Reconnaissons tout d’abord les progrès notables opérés en Guyane ces dernières décennies, en matière de prévention sanitaire, d’enseignement et de gestion politique entre autres.
Pourtant, tout n’est pas rose dans ce monde glauque. Les feux ravagent également l’écosystème. Ce n’est pas la forêt, mais la savane littorale qui est incendiée tous les ans à la saison sèche, un phénomène anthropique qui tend à augmenter d’année en année. Ainsi, en 2018, les pompiers guyanais sont intervenus 906 fois sur des feux de végétation, soit un peu plus que l’année précédente. Malgré cela, 512 ha de savane ont brûlé. Il est vrai que le feu joue souvent un rôle clé dans le maintien et l’évolution des écosystèmes de savane, mais point trop n’en faut car en excès il se transforme en une menace écologique. Éduquons donc les habitants du littoral pour qu’ils prennent soin de leur environnement.
Mais, peut-être que les incendies de savanes sont une blessure mineure de la Guyane face à la déchirure minière de l’orpaillage. Bien qu’ayant échappé de peu à l’ulcère qu’aurait provoqué le projet de la Montage d’or3, l’orpaillage sauvage reste une plaie béante dans la forêt. Le danger menaçant la forêt guyanaise est bien l’extractivisme, c’est-à-dire l’exploitation industrielle de la nature. Les 10 t d’or extraites illégalement chaque année constituent un risque direct pour les populations locales, puisque l’usage de mercure pour précipiter le minerai agit directement sur le biotope, empoisonnant eaux, poissons et, de là, les humains.
En Guyane française, la syllabe « or » est bien au centre du mot déforestation.
CARPE DIEM
Face à un drame écologique et ethnique enfoui sous la frondaison tropicale, que fait le Vieux Monde ?
Car n’oublions pas que, avant les tronçonneuses et les mitrailleuses locales, les Occidentaux ont déjà bien entamé la dévastation amazonienne à la recherche effrénée de cannelle, d’or, de caoutchouc, d’or noir et autres ressources convoitables. Alors, inutile de garder cette morgue post-colonialiste en fronçant les sourcils de reproches tout en accusant du doigt ou en donnant de sages conseils paternalistes ; nous sommes tout autant coupables.
Quarante-cinq minutes de discussion entre le président français et Raoni (et trois autres chefs amazoniens) en mai 2019 sous le regard bienveillant des angelots de plâtre aux fesses dorées de l’Élysée, c’est bien ! Mais, en Amazonie, qu’en sera-t-il du siècle à venir, de la future décennie, de l’année en cours ? Heureusement, le chef de l’État français, champion de la Terre et de l’écologie, est là pour réagir « vertement ».
1. « Nous ne sommes pas les ennemis des Blancs », écrivaient Davi Kopenawa et Bruce Albert.

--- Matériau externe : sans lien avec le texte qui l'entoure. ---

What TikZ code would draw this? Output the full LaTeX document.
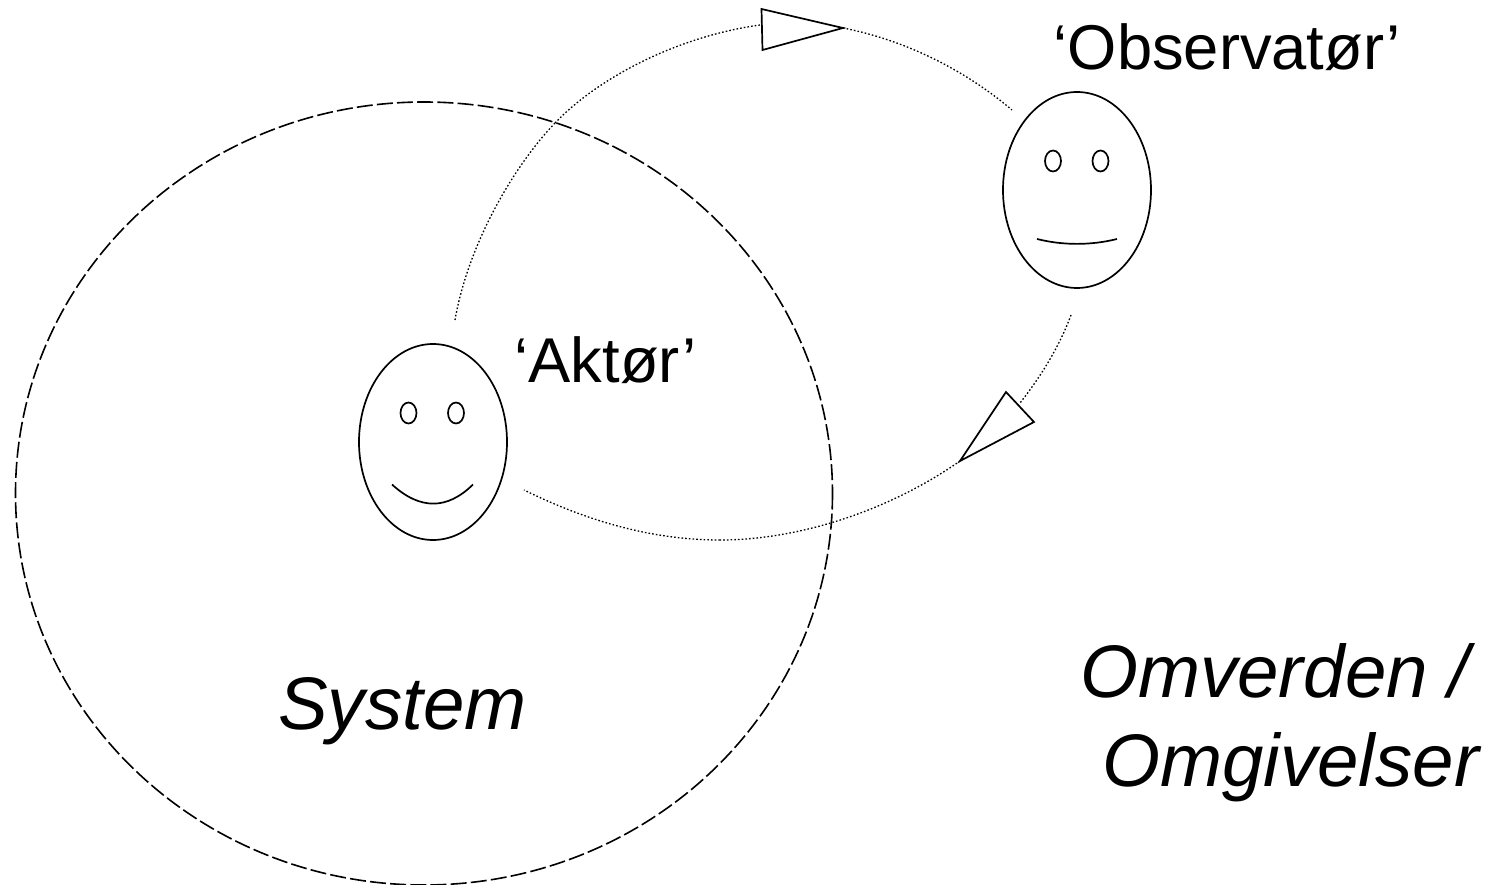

Pourtant, la cohabitation et, surtout, la compréhension mutuelle sont parfois difficiles. C’est un des thèmes du très beau film le Chant de la forêt, de João Salaviza et Renée Nader Messora, primé à Cannes et sorti en 2019 sur les écrans.
2. Lancer une fusée près de l’équateur (latitude 5°), où l’attraction terrestre est moindre, nécessite moins d’énergie, et permet donc d’économiser du carburant.
3. Abandonné au prix de 360 000 ha de forêt laissés aux griffes de multinationales minières.